EXERCISE GOAL:
Will you transcribe all the entries word for word, skipping the pictures they hold?

DATA LINES:

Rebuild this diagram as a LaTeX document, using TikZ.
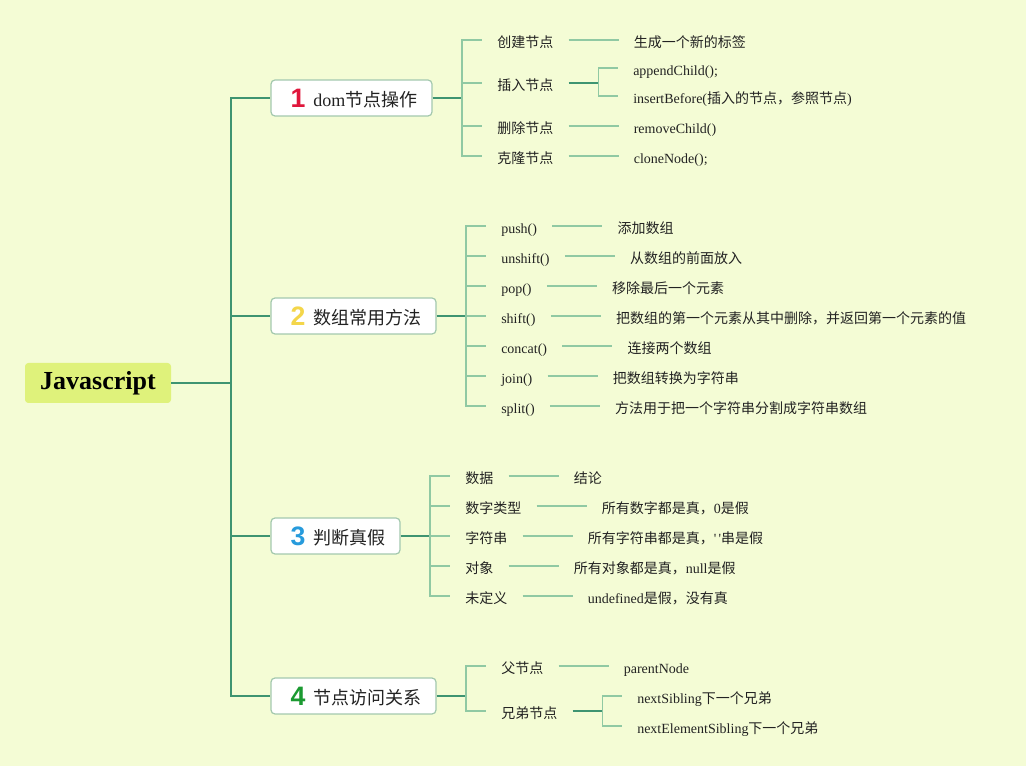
\documentclass[tikz,border=0pt]{standalone}
\usepackage{fontspec}
\setmainfont{Liberation Serif}
\newfontfamily\cjk{Noto Sans CJK SC}
\newfontfamily\rawserif{Liberation Serif}
\newfontfamily\digitfont{Liberation Sans}
\newcommand\zhs[1]{{\cjk #1}}
\usetikzlibrary{positioning}
\definecolor{bgc}{HTML}{F4FCD5}
\definecolor{rootc}{HTML}{DFF27B}
\definecolor{darkl}{HTML}{3E9471}
\definecolor{lightl}{HTML}{90C9A3}
\definecolor{boxb}{HTML}{A3C8AE}
\definecolor{txt}{HTML}{222222}
\definecolor{cone}{HTML}{E0163B}
\definecolor{ctwo}{HTML}{F4D64A}
\definecolor{cthree}{HTML}{279BDC}
\definecolor{cfour}{HTML}{1B9A31}
\begin{document}
\begin{tikzpicture}[x=0.75pt,y=-0.75pt,
 mainline/.style={draw=darkl,line width=1.4pt},
 subline/.style={draw=lightl,line width=1.1pt},
 rootbox/.style={fill=rootc,rounded corners=2.5pt,minimum width=109.5pt,minimum height=30pt,inner sep=0pt,text height=14pt,text depth=4pt,font=\bfseries\fontsize{19.5pt}{22pt}\selectfont,text=black},
 mainbox/.style={draw=boxb,fill=white,line width=0.9pt,rounded corners=3pt,minimum height=27pt,inner sep=0pt},
 digit/.style={inner sep=0pt,font=\digitfont\bfseries\fontsize{20pt}{22pt}\selectfont},
 maintext/.style={anchor=west,inner sep=0pt,yshift=-1.5pt,font=\cjk\fontsize{13.5pt}{16pt}\selectfont,text=txt},
 itm/.style={anchor=west,inner xsep=11.25pt,inner ysep=0.5pt,text height=12pt,text depth=1.3pt,font=\fontsize{10.5pt}{13pt}\selectfont,text=txt},
 leaf/.style={itm}]
\fill[bgc] (0,0) rectangle (1026,766);
\useasboundingbox (0,0) rectangle (1026,766);

% root
\node[rootbox] (root) at (98,383) {Javascript};
\coordinate (j0) at (231,383);

% main nodes
\node[mainbox,minimum width=120.75pt] (m1) at (351.5,98) {};
\node[digit,text=cone] (d1) at (298,98) {1};
\node[maintext] (t1) at (313,98) {{\rmfamily dom}节点操作};
\node[mainbox,minimum width=123.75pt] (m2) at (353.5,316) {};
\node[digit,text=ctwo] (d2) at (298,316) {2};
\node[maintext] (t2) at (313,316) {数组常用方法};
\node[mainbox,minimum width=96.75pt] (m3) at (335.5,536) {};
\node[digit,text=cthree] (d3) at (298,536) {3};
\node[maintext] (t3) at (313,536) {判断真假};
\node[mainbox,minimum width=123.75pt] (m4) at (353.5,696) {};
\node[digit,text=cfour] (d4) at (298,696) {4};
\node[maintext] (t4) at (313,696) {节点访问关系};

\draw[mainline] (root.east) -- (j0);
\foreach \m in {m1,m2,m3,m4} \draw[mainline] (j0) |- (\m.west);

% section 1
\coordinate (s1) at (462,98);
\draw[mainline] (m1.east) -- (s1);
\node[itm] (i11) at (482,40) {\zhs{创建节点}};
\node[itm] (i12) at (482,83) {\zhs{插入节点}};
\node[itm] (i13) at (482,126) {\zhs{删除节点}};
\node[itm] (i14) at (482,156) {\zhs{克隆节点}};
\foreach \n in {i11,i12,i13,i14} \draw[subline] (s1) |- (\n.west);
\node[leaf,right=37.5pt of i11] (l11) {\zhs{生成一个新的标签}};
\draw[subline] (i11.east) -- (l11.west);
\coordinate (k12) at ([xshift=22.5pt]i12.east);
\draw[mainline] (i12.east) -- (k12);
\node[leaf] (l12a) at (618,68) {appendChild();};
\node[leaf] (l12b) at (618,96) {insertBefore(\zhs{插入的节点，参照节点})};
\draw[subline] (k12) |- (l12a.west);
\draw[subline] (k12) |- (l12b.west);
\node[leaf,right=37.5pt of i13] (l13) {removeChild()};
\draw[subline] (i13.east) -- (l13.west);
\node[leaf,right=37.5pt of i14] (l14) {cloneNode();};
\draw[subline] (i14.east) -- (l14.west);

% section 2
\coordinate (s2) at (466,316);
\draw[mainline] (m2.east) -- (s2);
\node[itm] (i21) at (486,226) {push()};
\node[itm] (i22) at (486,256) {unshift()};
\node[itm] (i23) at (486,286) {pop()};
\node[itm] (i24) at (486,316) {shift()};
\node[itm] (i25) at (486,346) {concat()};
\node[itm] (i26) at (486,376) {join()};
\node[itm] (i27) at (486,406) {split()};
\foreach \n in {i21,i22,i23,i24,i25,i26,i27} \draw[subline] (s2) |- (\n.west);
\node[leaf,right=37.5pt of i21] (l21) {\zhs{添加数组}};
\node[leaf,right=37.5pt of i22] (l22) {\zhs{从数组的前面放入}};
\node[leaf,right=37.5pt of i23] (l23) {\zhs{移除最后一个元素}};
\node[leaf,right=37.5pt of i24] (l24) {\zhs{把数组的第一个元素从其中删除，并返回第一个元素的值}};
\node[leaf,right=37.5pt of i25] (l25) {\zhs{连接两个数组}};
\node[leaf,right=37.5pt of i26] (l26) {\zhs{把数组转换为字符串}};
\node[leaf,right=37.5pt of i27] (l27) {\zhs{方法用于把一个字符串分割成字符串数组}};
\foreach \n in {1,...,7} \draw[subline] (i2\n.east) -- (l2\n.west);

% section 3
\coordinate (s3) at (430,536);
\draw[mainline] (m3.east) -- (s3);
\node[itm] (i31) at (450,476) {\zhs{数据}};
\node[itm] (i32) at (450,506) {\zhs{数字类型}};
\node[itm] (i33) at (450,536) {\zhs{字符串}};
\node[itm] (i34) at (450,566) {\zhs{对象}};
\node[itm] (i35) at (450,596) {\zhs{未定义}};
\foreach \n in {i31,i32,i33,i34,i35} \draw[subline] (s3) |- (\n.west);
\node[leaf,right=37.5pt of i31] (l31) {\zhs{结论}};
\node[leaf,right=37.5pt of i32] (l32) {\zhs{所有数字都是真，}0\zhs{是假}};
\node[leaf,right=37.5pt of i33] (l33) {\zhs{所有字符串都是真，}{\rawserif '\,'}\zhs{串是假}};
\node[leaf,right=37.5pt of i34] (l34) {\zhs{所有对象都是真，}null\zhs{是假}};
\node[leaf,right=37.5pt of i35] (l35) {undefined\zhs{是假，没有真}};
\foreach \n in {1,...,5} \draw[subline] (i3\n.east) -- (l3\n.west);

% section 4
\coordinate (s4) at (466,696);
\draw[mainline] (m4.east) -- (s4);
\node[itm] (i41) at (486,666) {\zhs{父节点}};
\node[itm] (i42) at (486,711) {\zhs{兄弟节点}};
\foreach \n in {i41,i42} \draw[subline] (s4) |- (\n.west);
\node[leaf,right=37.5pt of i41] (l41) {parentNode};
\draw[subline] (i41.east) -- (l41.west);
\coordinate (k42) at ([xshift=22.5pt]i42.east);
\draw[mainline] (i42.east) -- (k42);
\node[leaf] (l42a) at (622,696) {nextSibling\zhs{下一个兄弟}};
\node[leaf] (l42b) at (622,726) {nextElementSibling\zhs{下一个兄弟}};
\draw[subline] (k42) |- (l42a.west);
\draw[subline] (k42) |- (l42b.west);
\end{tikzpicture}
\end{document}
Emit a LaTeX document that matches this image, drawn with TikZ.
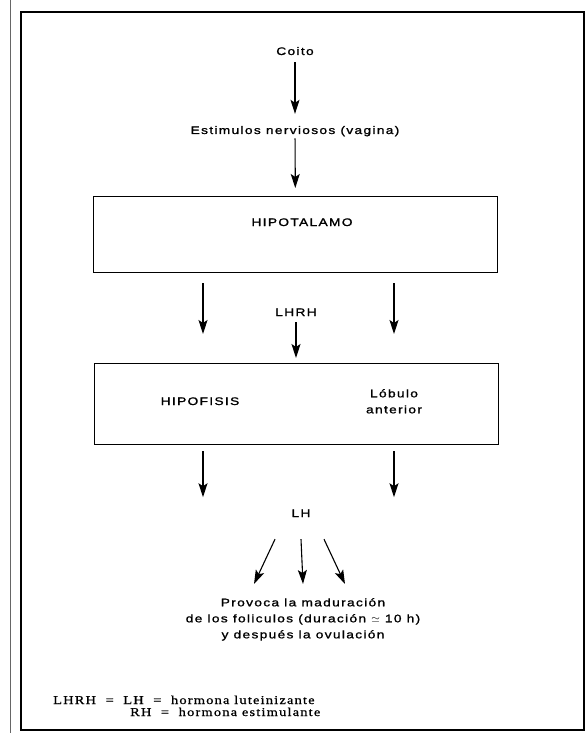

WORKED ANSWER:
Rebuild this diagram as a LaTeX document, using TikZ.
\documentclass[tikz,border=0pt]{standalone}
\usepackage{fontspec}
\setmainfont{Liberation Serif}
\newfontfamily\cjk{Noto Sans CJK SC}
\newfontfamily\rawserif{Liberation Serif}
\newfontfamily\digitfont{Liberation Sans}
\newcommand\zhs[1]{{\cjk #1}}
\usetikzlibrary{positioning}
\definecolor{bgc}{HTML}{F4FCD5}
\definecolor{rootc}{HTML}{DFF27B}
\definecolor{darkl}{HTML}{3E9471}
\definecolor{lightl}{HTML}{90C9A3}
\definecolor{boxb}{HTML}{A3C8AE}
\definecolor{txt}{HTML}{222222}
\definecolor{cone}{HTML}{E0163B}
\definecolor{ctwo}{HTML}{F4D64A}
\definecolor{cthree}{HTML}{279BDC}
\definecolor{cfour}{HTML}{1B9A31}
\begin{document}
\begin{tikzpicture}[x=0.75pt,y=-0.75pt,
 mainline/.style={draw=darkl,line width=1.4pt},
 subline/.style={draw=lightl,line width=1.1pt},
 rootbox/.style={fill=rootc,rounded corners=2.5pt,minimum width=109.5pt,minimum height=30pt,inner sep=0pt,text height=14pt,text depth=4pt,font=\bfseries\fontsize{19.5pt}{22pt}\selectfont,text=black},
 mainbox/.style={draw=boxb,fill=white,line width=0.9pt,rounded corners=3pt,minimum height=27pt,inner sep=0pt},
 digit/.style={inner sep=0pt,font=\digitfont\bfseries\fontsize{20pt}{22pt}\selectfont},
 maintext/.style={anchor=west,inner sep=0pt,yshift=-1.5pt,font=\cjk\fontsize{13.5pt}{16pt}\selectfont,text=txt},
 itm/.style={anchor=west,inner xsep=11.25pt,inner ysep=0.5pt,text height=12pt,text depth=1.3pt,font=\fontsize{10.5pt}{13pt}\selectfont,text=txt},
 leaf/.style={itm}]
\fill[bgc] (0,0) rectangle (1026,766);
\useasboundingbox (0,0) rectangle (1026,766);

% root
\node[rootbox] (root) at (98,383) {Javascript};
\coordinate (j0) at (231,383);

% main nodes
\node[mainbox,minimum width=120.75pt] (m1) at (351.5,98) {};
\node[digit,text=cone] (d1) at (298,98) {1};
\node[maintext] (t1) at (313,98) {{\rmfamily dom}节点操作};
\node[mainbox,minimum width=123.75pt] (m2) at (353.5,316) {};
\node[digit,text=ctwo] (d2) at (298,316) {2};
\node[maintext] (t2) at (313,316) {数组常用方法};
\node[mainbox,minimum width=96.75pt] (m3) at (335.5,536) {};
\node[digit,text=cthree] (d3) at (298,536) {3};
\node[maintext] (t3) at (313,536) {判断真假};
\node[mainbox,minimum width=123.75pt] (m4) at (353.5,696) {};
\node[digit,text=cfour] (d4) at (298,696) {4};
\node[maintext] (t4) at (313,696) {节点访问关系};

\draw[mainline] (root.east) -- (j0);
\foreach \m in {m1,m2,m3,m4} \draw[mainline] (j0) |- (\m.west);

% section 1
\coordinate (s1) at (462,98);
\draw[mainline] (m1.east) -- (s1);
\node[itm] (i11) at (482,40) {\zhs{创建节点}};
\node[itm] (i12) at (482,83) {\zhs{插入节点}};
\node[itm] (i13) at (482,126) {\zhs{删除节点}};
\node[itm] (i14) at (482,156) {\zhs{克隆节点}};
\foreach \n in {i11,i12,i13,i14} \draw[subline] (s1) |- (\n.west);
\node[leaf,right=37.5pt of i11] (l11) {\zhs{生成一个新的标签}};
\draw[subline] (i11.east) -- (l11.west);
\coordinate (k12) at ([xshift=22.5pt]i12.east);
\draw[mainline] (i12.east) -- (k12);
\node[leaf] (l12a) at (618,68) {appendChild();};
\node[leaf] (l12b) at (618,96) {insertBefore(\zhs{插入的节点，参照节点})};
\draw[subline] (k12) |- (l12a.west);
\draw[subline] (k12) |- (l12b.west);
\node[leaf,right=37.5pt of i13] (l13) {removeChild()};
\draw[subline] (i13.east) -- (l13.west);
\node[leaf,right=37.5pt of i14] (l14) {cloneNode();};
\draw[subline] (i14.east) -- (l14.west);

% section 2
\coordinate (s2) at (466,316);
\draw[mainline] (m2.east) -- (s2);
\node[itm] (i21) at (486,226) {push()};
\node[itm] (i22) at (486,256) {unshift()};
\node[itm] (i23) at (486,286) {pop()};
\node[itm] (i24) at (486,316) {shift()};
\node[itm] (i25) at (486,346) {concat()};
\node[itm] (i26) at (486,376) {join()};
\node[itm] (i27) at (486,406) {split()};
\foreach \n in {i21,i22,i23,i24,i25,i26,i27} \draw[subline] (s2) |- (\n.west);
\node[leaf,right=37.5pt of i21] (l21) {\zhs{添加数组}};
\node[leaf,right=37.5pt of i22] (l22) {\zhs{从数组的前面放入}};
\node[leaf,right=37.5pt of i23] (l23) {\zhs{移除最后一个元素}};
\node[leaf,right=37.5pt of i24] (l24) {\zhs{把数组的第一个元素从其中删除，并返回第一个元素的值}};
\node[leaf,right=37.5pt of i25] (l25) {\zhs{连接两个数组}};
\node[leaf,right=37.5pt of i26] (l26) {\zhs{把数组转换为字符串}};
\node[leaf,right=37.5pt of i27] (l27) {\zhs{方法用于把一个字符串分割成字符串数组}};
\foreach \n in {1,...,7} \draw[subline] (i2\n.east) -- (l2\n.west);

% section 3
\coordinate (s3) at (430,536);
\draw[mainline] (m3.east) -- (s3);
\node[itm] (i31) at (450,476) {\zhs{数据}};
\node[itm] (i32) at (450,506) {\zhs{数字类型}};
\node[itm] (i33) at (450,536) {\zhs{字符串}};
\node[itm] (i34) at (450,566) {\zhs{对象}};
\node[itm] (i35) at (450,596) {\zhs{未定义}};
\foreach \n in {i31,i32,i33,i34,i35} \draw[subline] (s3) |- (\n.west);
\node[leaf,right=37.5pt of i31] (l31) {\zhs{结论}};
\node[leaf,right=37.5pt of i32] (l32) {\zhs{所有数字都是真，}0\zhs{是假}};
\node[leaf,right=37.5pt of i33] (l33) {\zhs{所有字符串都是真，}{\rawserif '\,'}\zhs{串是假}};
\node[leaf,right=37.5pt of i34] (l34) {\zhs{所有对象都是真，}null\zhs{是假}};
\node[leaf,right=37.5pt of i35] (l35) {undefined\zhs{是假，没有真}};
\foreach \n in {1,...,5} \draw[subline] (i3\n.east) -- (l3\n.west);

% section 4
\coordinate (s4) at (466,696);
\draw[mainline] (m4.east) -- (s4);
\node[itm] (i41) at (486,666) {\zhs{父节点}};
\node[itm] (i42) at (486,711) {\zhs{兄弟节点}};
\foreach \n in {i41,i42} \draw[subline] (s4) |- (\n.west);
\node[leaf,right=37.5pt of i41] (l41) {parentNode};
\draw[subline] (i41.east) -- (l41.west);
\coordinate (k42) at ([xshift=22.5pt]i42.east);
\draw[mainline] (i42.east) -- (k42);
\node[leaf] (l42a) at (622,696) {nextSibling\zhs{下一个兄弟}};
\node[leaf] (l42b) at (622,726) {nextElementSibling\zhs{下一个兄弟}};
\draw[subline] (k42) |- (l42a.west);
\draw[subline] (k42) |- (l42b.west);
\end{tikzpicture}
\end{document}
Emit a LaTeX document that matches this image, drawn with TikZ.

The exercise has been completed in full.